When I was thirteen, I read Hills Like White Elephants in my English class. I was far too young to appreciate Hemingway and I was far too young to understand what the story was about. At the end of the class, our teacher informed us. This story is probably the best example of Hemingway’s Iceberg Theory. It’s the radical notion that a story should present only the surface details, while the deeper meaning remains unstated beneath the text.

This approach is considered a strength because it creates depth and subtlety. By leaving things unsaid, the writer invites the reader to infer meaning, read between the lines, and engage more actively with the story. (Contrast this with the game of gathering clues in a murder mystery to solve the case.) It can make prose feel more natural, restrained, and powerful, since the impact comes from implication rather than explicit explanation.

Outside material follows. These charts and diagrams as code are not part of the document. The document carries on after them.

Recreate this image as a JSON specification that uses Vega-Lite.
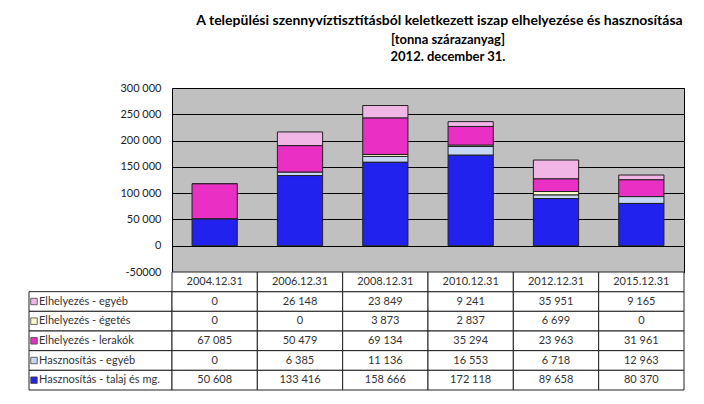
{
  "$schema": "https://vega.github.io/schema/vega-lite/v6.json",
  "background": "white",
  "padding": {"left": 28, "top": 13, "right": 21, "bottom": 5},
  "config": {
    "locale": {"number": {"decimal": ",", "thousands": " ", "grouping": [3], "currency": ["", ""], "minus": "-"}},
    "font": "Lato",
    "view": {"stroke": null}
  },
  "title": {
    "text": "A települési szennyvíztisztításból  keletkezett iszap elhelyezése és hasznosítása",
    "fontSize": 14, "fontWeight": "bold", "font": "Lato", "anchor": "middle", "dx": 83, "offset": 6, "color": "#000"
  },
  "datasets": {
    "sludge": [
      {"date": "2004.12.31", "series": "Elhelyezés - egyéb", "value": 0},
      {"date": "2006.12.31", "series": "Elhelyezés - egyéb", "value": 26148},
      {"date": "2008.12.31", "series": "Elhelyezés - egyéb", "value": 23849},
      {"date": "2010.12.31", "series": "Elhelyezés - egyéb", "value": 9241},
      {"date": "2012.12.31", "series": "Elhelyezés - egyéb", "value": 35951},
      {"date": "2015.12.31", "series": "Elhelyezés - egyéb", "value": 9165},
      {"date": "2004.12.31", "series": "Elhelyezés - égetés", "value": 0},
      {"date": "2006.12.31", "series": "Elhelyezés - égetés", "value": 0},
      {"date": "2008.12.31", "series": "Elhelyezés - égetés", "value": 3873},
      {"date": "2010.12.31", "series": "Elhelyezés - égetés", "value": 2837},
      {"date": "2012.12.31", "series": "Elhelyezés - égetés", "value": 6699},
      {"date": "2015.12.31", "series": "Elhelyezés - égetés", "value": 0},
      {"date": "2004.12.31", "series": "Elhelyezés - lerakók", "value": 67085},
      {"date": "2006.12.31", "series": "Elhelyezés - lerakók", "value": 50479},
      {"date": "2008.12.31", "series": "Elhelyezés - lerakók", "value": 69134},
      {"date": "2010.12.31", "series": "Elhelyezés - lerakók", "value": 35294},
      {"date": "2012.12.31", "series": "Elhelyezés - lerakók", "value": 23963},
      {"date": "2015.12.31", "series": "Elhelyezés - lerakók", "value": 31961},
      {"date": "2004.12.31", "series": "Hasznosítás - egyéb", "value": 0},
      {"date": "2006.12.31", "series": "Hasznosítás - egyéb", "value": 6385},
      {"date": "2008.12.31", "series": "Hasznosítás - egyéb", "value": 11136},
      {"date": "2010.12.31", "series": "Hasznosítás - egyéb", "value": 16553},
      {"date": "2012.12.31", "series": "Hasznosítás - egyéb", "value": 6718},
      {"date": "2015.12.31", "series": "Hasznosítás - egyéb", "value": 12963},
      {"date": "2004.12.31", "series": "Hasznosítás - talaj és mg.", "value": 50608},
      {"date": "2006.12.31", "series": "Hasznosítás - talaj és mg.", "value": 133416},
      {"date": "2008.12.31", "series": "Hasznosítás - talaj és mg.", "value": 158666},
      {"date": "2010.12.31", "series": "Hasznosítás - talaj és mg.", "value": 172118},
      {"date": "2012.12.31", "series": "Hasznosítás - talaj és mg.", "value": 89658},
      {"date": "2015.12.31", "series": "Hasznosítás - talaj és mg.", "value": 80370}
    ]
  },
  "columns": 2,
  "bounds": "flush",
  "spacing": 0,
  "concat": [
    {
      "width": 143, "height": 184,
      "data": {"values": []},
      "mark": "text",
      "encoding": {}
    },
    {
      "width": 512, "height": 184,
      "data": {"name": "sludge"},
      "title": {
        "text": ["[tonna szárazanyag]", "2012. december 31."],
        "fontSize": 13, "fontWeight": "bold", "anchor": "middle", "dx": 20, "offset": 18, "lineHeight": 17, "color": "#000"
      },
      "view": {"fill": "#c0c0c0", "stroke": "#000", "strokeWidth": 1},
      "mark": {"type": "bar", "stroke": "#222", "strokeWidth": 1},
      "encoding": {
        "x": {"field": "date", "type": "nominal", "axis": null, "sort": null, "scale": {"paddingInner": 0.47, "paddingOuter": 0.235}},
        "y": {
          "field": "value", "type": "quantitative", "stack": "zero",
          "scale": {"domain": [-50000, 300000], "nice": false},
          "axis": {
            "title": null, "values": [-50000, 0, 50000, 100000, 150000, 200000, 250000, 300000],
            "format": ",d",
            "labelExpr": "datum.value < 0 ? '-' + format(-datum.value, 'd') : datum.label",
            "domain": false, "ticks": false, "labelPadding": 11, "labelFontSize": 11, "labelColor": "#222",
            "grid": true, "gridColor": "#000", "gridOpacity": 1, "gridWidth": 1
          }
        },
        "color": {
          "field": "series", "type": "nominal", "legend": null,
          "sort": ["Hasznosítás - talaj és mg.", "Hasznosítás - egyéb", "Elhelyezés - lerakók", "Elhelyezés - égetés", "Elhelyezés - egyéb"],
          "scale": {
            "domain": ["Hasznosítás - talaj és mg.", "Hasznosítás - egyéb", "Elhelyezés - lerakók", "Elhelyezés - égetés", "Elhelyezés - egyéb"],
            "range": ["#2222ee", "#c8d8f4", "#ea2fc4", "#ffffcc", "#f2b6e6"]
          }
        }
      }
    },
    {
      "width": 143, "height": 118,
      "data": {"name": "sludge"},
      "transform": [{"aggregate": [{"op": "count", "as": "n"}], "groupby": ["series"]}],
      "encoding": {
        "y": {
          "field": "series", "type": "nominal", "axis": null,
          "scale": {"domain": ["fejléc", "Elhelyezés - egyéb", "Elhelyezés - égetés", "Elhelyezés - lerakók", "Hasznosítás - egyéb", "Hasznosítás - talaj és mg."], "padding": 0}
        }
      },
      "layer": [
        {"mark": {"type": "rect", "fill": "white", "stroke": "#222", "strokeWidth": 1}, "encoding": {"x": {"value": 0}, "x2": {"value": "width"}}},
        {
          "mark": {"type": "point", "shape": "square", "filled": true, "size": 42, "stroke": "#444", "strokeWidth": 0.8, "opacity": 1},
          "encoding": {
            "x": {"value": 5},
            "color": {
              "field": "series", "type": "nominal", "legend": null,
              "scale": {
                "domain": ["Hasznosítás - talaj és mg.", "Hasznosítás - egyéb", "Elhelyezés - lerakók", "Elhelyezés - égetés", "Elhelyezés - egyéb"],
                "range": ["#2222ee", "#c8d8f4", "#ea2fc4", "#ffffcc", "#f2b6e6"]
              }
            }
          }
        },
        {"mark": {"type": "text", "align": "left", "baseline": "middle", "fontSize": 11, "color": "#333"}, "encoding": {"x": {"value": 10}, "text": {"field": "series"}}}
      ]
    },
    {
      "width": 512, "height": 118,
      "data": {"name": "sludge"},
      "encoding": {
        "x": {"field": "date", "type": "nominal", "axis": null, "sort": null, "scale": {"padding": 0}}
      },
      "layer": [
        {
          "mark": {"type": "rect", "fill": "white", "stroke": "#222", "strokeWidth": 1},
          "encoding": {"y": {"field": "series", "type": "nominal", "axis": null, "scale": {"domain": ["fejléc", "Elhelyezés - egyéb", "Elhelyezés - égetés", "Elhelyezés - lerakók", "Hasznosítás - egyéb", "Hasznosítás - talaj és mg."], "padding": 0}}}
        },
        {
          "mark": {"type": "text", "baseline": "middle", "fontSize": 11, "color": "#333"},
          "encoding": {"y": {"field": "series", "type": "nominal"}, "text": {"field": "value", "type": "quantitative", "format": ",d"}}
        },
        {
          "transform": [{"aggregate": [{"op": "count", "as": "n"}], "groupby": ["date"]}],
          "layer": [
            {"mark": {"type": "rect", "fill": "white", "stroke": "#222", "strokeWidth": 1}, "encoding": {"y": {"datum": "fejléc", "type": "nominal"}}},
            {"mark": {"type": "text", "baseline": "middle", "fontSize": 11, "color": "#333"}, "encoding": {"y": {"datum": "fejléc", "type": "nominal"}, "text": {"field": "date"}}}
          ]
        }
      ]
    }
  ]
}
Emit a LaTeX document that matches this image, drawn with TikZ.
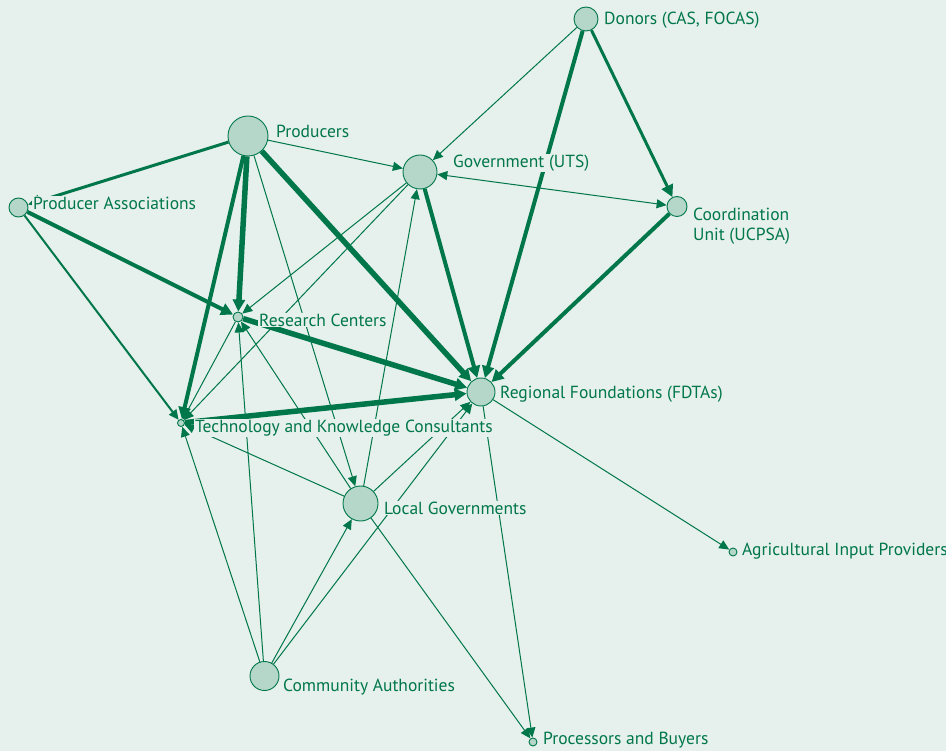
\documentclass[tikz,border=0pt]{standalone}
\usepackage{fontspec}
\setmainfont{PT Sans}
\usetikzlibrary{arrows.meta}
\definecolor{bgc}{HTML}{E6F0EC}
\definecolor{dg}{HTML}{00774A}
\definecolor{nfc}{HTML}{B5D7CA}
\pgfdeclarelayer{backl}
\pgfdeclarelayer{edgel}
\pgfsetlayers{backl,edgel,main}
\begin{document}
\begin{tikzpicture}[x=1pt,y=-1pt,
  nd/.style={circle,draw=dg,fill=nfc,line width=0.9pt,inner sep=0pt},
  lb/.style={anchor=west,text=dg,fill=bgc,inner sep=1pt,font=\fontsize{17.5}{19.5}\selectfont},
  w1/.style={draw=dg,line width=1pt},
  w2/.style={draw=dg,line width=2pt},
  w3/.style={draw=dg,line width=3pt},
  w4/.style={draw=dg,line width=4pt},
  w5/.style={draw=dg,line width=5.5pt},
  a1/.style={-{Triangle[length=10pt,width=9pt]}},
  a2/.style={-{Triangle[length=12pt,width=12pt]}},
  aa1/.style={{Triangle[length=10pt,width=9pt]}-{Triangle[length=10pt,width=9pt]}}
]
\begin{pgfonlayer}{backl}
\fill[bgc] (0,0) rectangle (946,751);
\end{pgfonlayer}
\useasboundingbox (0,0) rectangle (946,751);

% nodes
\node[nd,minimum size=24pt] (D) at (586,19) {};
\node[nd,minimum size=40pt] (P) at (248,136) {};
\node[nd,minimum size=34pt] (G) at (420,172) {};
\node[nd,minimum size=19pt] (PA) at (18.5,207.5) {};
\node[nd,minimum size=20pt] (CU) at (677,206.5) {};
\node[nd,minimum size=10pt] (RC) at (238,317) {};
\node[nd,minimum size=28pt] (F) at (481,392) {};
\node[nd,minimum size=7pt] (TK) at (181,423) {};
\node[nd,minimum size=35pt] (LG) at (360.5,503.5) {};
\node[nd,minimum size=8pt] (AI) at (733,552) {};
\node[nd,minimum size=29pt] (CA) at (264.5,676) {};
\node[nd,minimum size=8pt] (PB) at (533,742) {};

% edges
\begin{pgfonlayer}{edgel}
\draw[w1,a1] (D) -- (G);
\draw[w4,a2] (D) -- (F);
\draw[w3,a2] (D) -- (CU);
\draw[w1,aa1] (G) -- (CU);
\draw[w4,a2] (CU) -- (F);
\draw[w1,a1] (P) -- (G);
\draw[w3,a2] (P) -- (PA);
\draw[w4,a2] (PA) -- (RC);
\draw[w2,a1] (PA) -- (TK);
\draw[w5,a2] (P) -- (RC);
\draw[w4,a2] (P) -- (TK);
\draw[w5,a2] (P) -- (F);
\draw[w1,a1] (P) -- (LG);
\draw[w4,a2] (G) -- (F);
\draw[w1,a1] (G) -- (RC);
\draw[w1,a1] (G) -- (TK);
\draw[w1,a1] (LG) -- (G);
\draw[w5,a2] (RC) -- (F);
\draw[w5,a2] (TK) -- (F);
\draw[w1,a1] (LG) -- (RC);
\draw[w1,a1] (CA) -- (RC);
\draw[w1,a1] (RC) -- (TK);
\draw[w1,a1] (LG) -- (TK);
\draw[w1,a1] (CA) -- (TK);
\draw[w1,a1] (CA) -- (LG);
\draw[w1,a1] (CA) -- (F);
\draw[w1,a1] (LG) -- (F);
\draw[w1,a1] (F) -- (AI);
\draw[w1,a1] (F) -- (PB);
\draw[w1,a1] (LG) -- (PB);
\end{pgfonlayer}

% labels
\node[lb] (lD) at (603,20) {Donors (CAS, FOCAS)};
\node[lb] (lP) at (275,131) {Producers};
\node[lb] (lG) at (452,163) {Government (UTS)};
\node[lb] (lPA) at (32,203) {Producer Associations};
\node[lb,align=left] (lCU) at (692,226) {Coordination\\Unit (UCPSA)};
\node[lb] (lRC) at (258,320) {Research Centers};
\node[lb] (lF) at (499,394) {Regional Foundations (FDTAs)};
\node[lb] (lTK) at (194,428) {Technology and Knowledge Consultants};
\node[lb] (lLG) at (383,508) {Local Governments};
\node[lb] (lAI) at (741,551) {Agricultural Input Providers};
\node[lb] (lCA) at (282,687) {Community Authorities};
\node[lb] (lPB) at (542,740) {Processors and Buyers};
\end{tikzpicture}
\end{document}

Iceberg Theory runs counter to the core promise of murder mysteries. Hemingway’s approach relies on omission, and what is left unsaid carries the weight. But a fair-play mystery, particularly an impossible crime, depends on the opposite contract: nothing essential can remain submerged. The reader expects not just an answer, but a complete accounting—every clue placed, every contradiction resolved, every mechanism laid bare. This is why the seemingly artificial convention of gathering all suspects in a room persists; it satisfies a structural need for total clarity. In mystery fiction, ambiguity is a breach of trust. Where the iceberg invites the reader to sit with uncertainty, the mystery demands that uncertainty be methodically dismantled.

In a way, mysteries do use the iceberg; they just refuse to leave it submerged. For most of the story, things are hidden, implied, half-glimpsed. But unlike Hemingway, we don’t leave them there. By the end, the whole thing has to rise to the surface. That’s a strength and a limitation of the form.